BEGIN DATA
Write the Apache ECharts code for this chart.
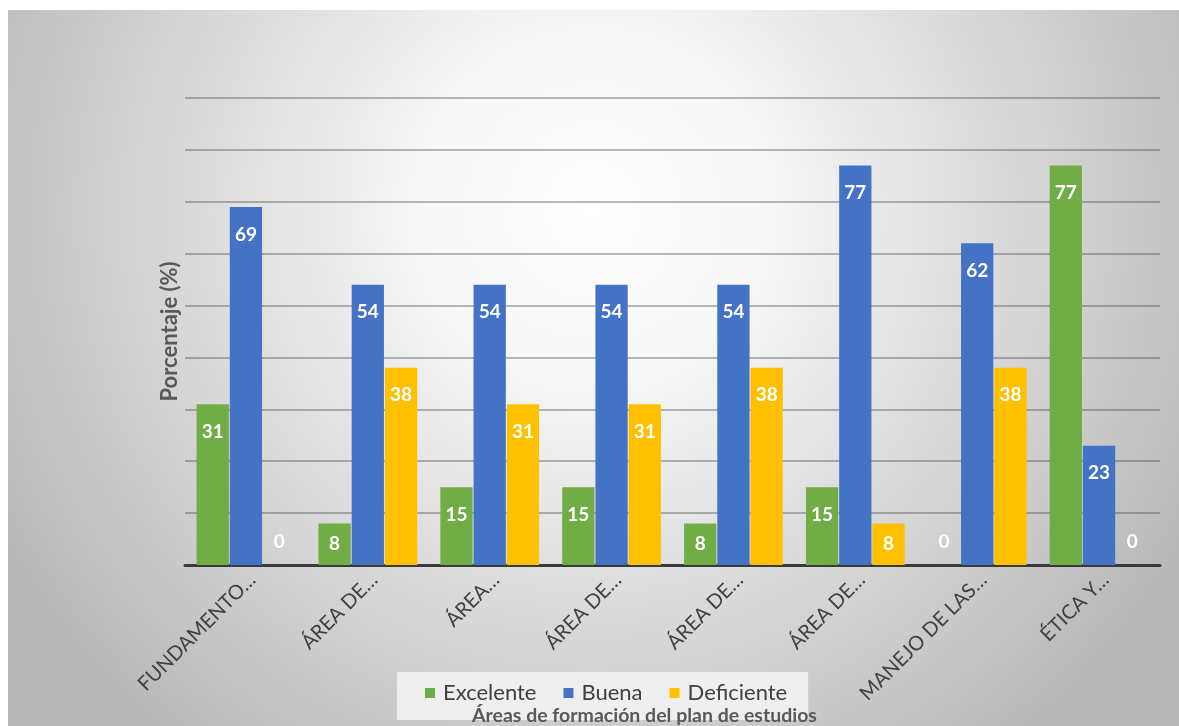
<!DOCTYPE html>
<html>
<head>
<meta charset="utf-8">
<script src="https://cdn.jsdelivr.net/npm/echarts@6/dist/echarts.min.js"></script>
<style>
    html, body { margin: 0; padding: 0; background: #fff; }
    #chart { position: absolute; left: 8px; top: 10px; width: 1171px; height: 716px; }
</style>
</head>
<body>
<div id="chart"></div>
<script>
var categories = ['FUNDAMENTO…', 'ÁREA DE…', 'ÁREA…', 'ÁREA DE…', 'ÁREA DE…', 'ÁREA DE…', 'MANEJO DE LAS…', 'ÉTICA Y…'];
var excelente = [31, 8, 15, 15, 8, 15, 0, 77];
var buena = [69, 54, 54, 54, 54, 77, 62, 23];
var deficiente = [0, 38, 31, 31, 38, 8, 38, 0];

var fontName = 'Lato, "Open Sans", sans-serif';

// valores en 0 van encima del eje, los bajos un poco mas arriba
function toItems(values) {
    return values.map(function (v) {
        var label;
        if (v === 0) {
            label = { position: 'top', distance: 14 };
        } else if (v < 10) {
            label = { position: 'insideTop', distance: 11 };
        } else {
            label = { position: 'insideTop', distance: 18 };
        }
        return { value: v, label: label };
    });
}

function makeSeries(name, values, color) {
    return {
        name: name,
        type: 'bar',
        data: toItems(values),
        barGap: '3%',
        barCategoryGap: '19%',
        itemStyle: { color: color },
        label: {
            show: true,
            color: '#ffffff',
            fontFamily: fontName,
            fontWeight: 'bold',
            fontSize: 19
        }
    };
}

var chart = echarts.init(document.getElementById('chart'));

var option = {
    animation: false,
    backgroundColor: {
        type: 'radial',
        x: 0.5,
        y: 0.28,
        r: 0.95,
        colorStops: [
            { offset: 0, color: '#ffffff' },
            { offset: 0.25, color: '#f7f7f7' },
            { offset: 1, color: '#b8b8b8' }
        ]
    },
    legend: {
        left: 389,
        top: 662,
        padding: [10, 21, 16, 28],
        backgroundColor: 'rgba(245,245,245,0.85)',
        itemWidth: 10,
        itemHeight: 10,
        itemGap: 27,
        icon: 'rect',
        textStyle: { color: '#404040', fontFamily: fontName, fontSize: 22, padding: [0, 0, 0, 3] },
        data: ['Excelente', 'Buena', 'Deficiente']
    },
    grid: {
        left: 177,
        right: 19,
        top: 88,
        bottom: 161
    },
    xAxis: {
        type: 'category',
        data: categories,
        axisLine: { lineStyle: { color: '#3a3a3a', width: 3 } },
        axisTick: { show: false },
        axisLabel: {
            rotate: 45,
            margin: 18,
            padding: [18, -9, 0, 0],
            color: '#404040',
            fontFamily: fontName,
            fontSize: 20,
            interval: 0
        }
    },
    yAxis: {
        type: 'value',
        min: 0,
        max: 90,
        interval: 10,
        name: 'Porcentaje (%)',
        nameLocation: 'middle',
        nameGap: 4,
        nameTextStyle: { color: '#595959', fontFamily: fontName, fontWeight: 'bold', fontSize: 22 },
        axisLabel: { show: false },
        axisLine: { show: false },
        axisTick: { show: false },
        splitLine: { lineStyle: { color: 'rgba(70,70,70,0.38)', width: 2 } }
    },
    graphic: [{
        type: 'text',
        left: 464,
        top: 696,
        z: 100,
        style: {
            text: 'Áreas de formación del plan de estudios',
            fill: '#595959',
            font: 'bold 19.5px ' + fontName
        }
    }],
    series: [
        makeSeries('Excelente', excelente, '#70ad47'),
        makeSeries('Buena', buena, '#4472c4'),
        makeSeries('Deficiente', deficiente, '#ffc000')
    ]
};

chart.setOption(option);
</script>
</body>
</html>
END DATA
• TASK BRIEF:
Make an exact copy of the data, leaving its pictures out.

• TASK RESPONSE:
Write the Apache ECharts code for this chart.
<!DOCTYPE html>
<html>
<head>
<meta charset="utf-8">
<script src="https://cdn.jsdelivr.net/npm/echarts@6/dist/echarts.min.js"></script>
<style>
    html, body { margin: 0; padding: 0; background: #fff; }
    #chart { position: absolute; left: 8px; top: 10px; width: 1171px; height: 716px; }
</style>
</head>
<body>
<div id="chart"></div>
<script>
var categories = ['FUNDAMENTO…', 'ÁREA DE…', 'ÁREA…', 'ÁREA DE…', 'ÁREA DE…', 'ÁREA DE…', 'MANEJO DE LAS…', 'ÉTICA Y…'];
var excelente = [31, 8, 15, 15, 8, 15, 0, 77];
var buena = [69, 54, 54, 54, 54, 77, 62, 23];
var deficiente = [0, 38, 31, 31, 38, 8, 38, 0];

var fontName = 'Lato, "Open Sans", sans-serif';

// valores en 0 van encima del eje, los bajos un poco mas arriba
function toItems(values) {
    return values.map(function (v) {
        var label;
        if (v === 0) {
            label = { position: 'top', distance: 14 };
        } else if (v < 10) {
            label = { position: 'insideTop', distance: 11 };
        } else {
            label = { position: 'insideTop', distance: 18 };
        }
        return { value: v, label: label };
    });
}

function makeSeries(name, values, color) {
    return {
        name: name,
        type: 'bar',
        data: toItems(values),
        barGap: '3%',
        barCategoryGap: '19%',
        itemStyle: { color: color },
        label: {
            show: true,
            color: '#ffffff',
            fontFamily: fontName,
            fontWeight: 'bold',
            fontSize: 19
        }
    };
}

var chart = echarts.init(document.getElementById('chart'));

var option = {
    animation: false,
    backgroundColor: {
        type: 'radial',
        x: 0.5,
        y: 0.28,
        r: 0.95,
        colorStops: [
            { offset: 0, color: '#ffffff' },
            { offset: 0.25, color: '#f7f7f7' },
            { offset: 1, color: '#b8b8b8' }
        ]
    },
    legend: {
        left: 389,
        top: 662,
        padding: [10, 21, 16, 28],
        backgroundColor: 'rgba(245,245,245,0.85)',
        itemWidth: 10,
        itemHeight: 10,
        itemGap: 27,
        icon: 'rect',
        textStyle: { color: '#404040', fontFamily: fontName, fontSize: 22, padding: [0, 0, 0, 3] },
        data: ['Excelente', 'Buena', 'Deficiente']
    },
    grid: {
        left: 177,
        right: 19,
        top: 88,
        bottom: 161
    },
    xAxis: {
        type: 'category',
        data: categories,
        axisLine: { lineStyle: { color: '#3a3a3a', width: 3 } },
        axisTick: { show: false },
        axisLabel: {
            rotate: 45,
            margin: 18,
            padding: [18, -9, 0, 0],
            color: '#404040',
            fontFamily: fontName,
            fontSize: 20,
            interval: 0
        }
    },
    yAxis: {
        type: 'value',
        min: 0,
        max: 90,
        interval: 10,
        name: 'Porcentaje (%)',
        nameLocation: 'middle',
        nameGap: 4,
        nameTextStyle: { color: '#595959', fontFamily: fontName, fontWeight: 'bold', fontSize: 22 },
        axisLabel: { show: false },
        axisLine: { show: false },
        axisTick: { show: false },
        splitLine: { lineStyle: { color: 'rgba(70,70,70,0.38)', width: 2 } }
    },
    graphic: [{
        type: 'text',
        left: 464,
        top: 696,
        z: 100,
        style: {
            text: 'Áreas de formación del plan de estudios',
            fill: '#595959',
            font: 'bold 19.5px ' + fontName
        }
    }],
    series: [
        makeSeries('Excelente', excelente, '#70ad47'),
        makeSeries('Buena', buena, '#4472c4'),
        makeSeries('Deficiente', deficiente, '#ffc000')
    ]
};

chart.setOption(option);
</script>
</body>
</html>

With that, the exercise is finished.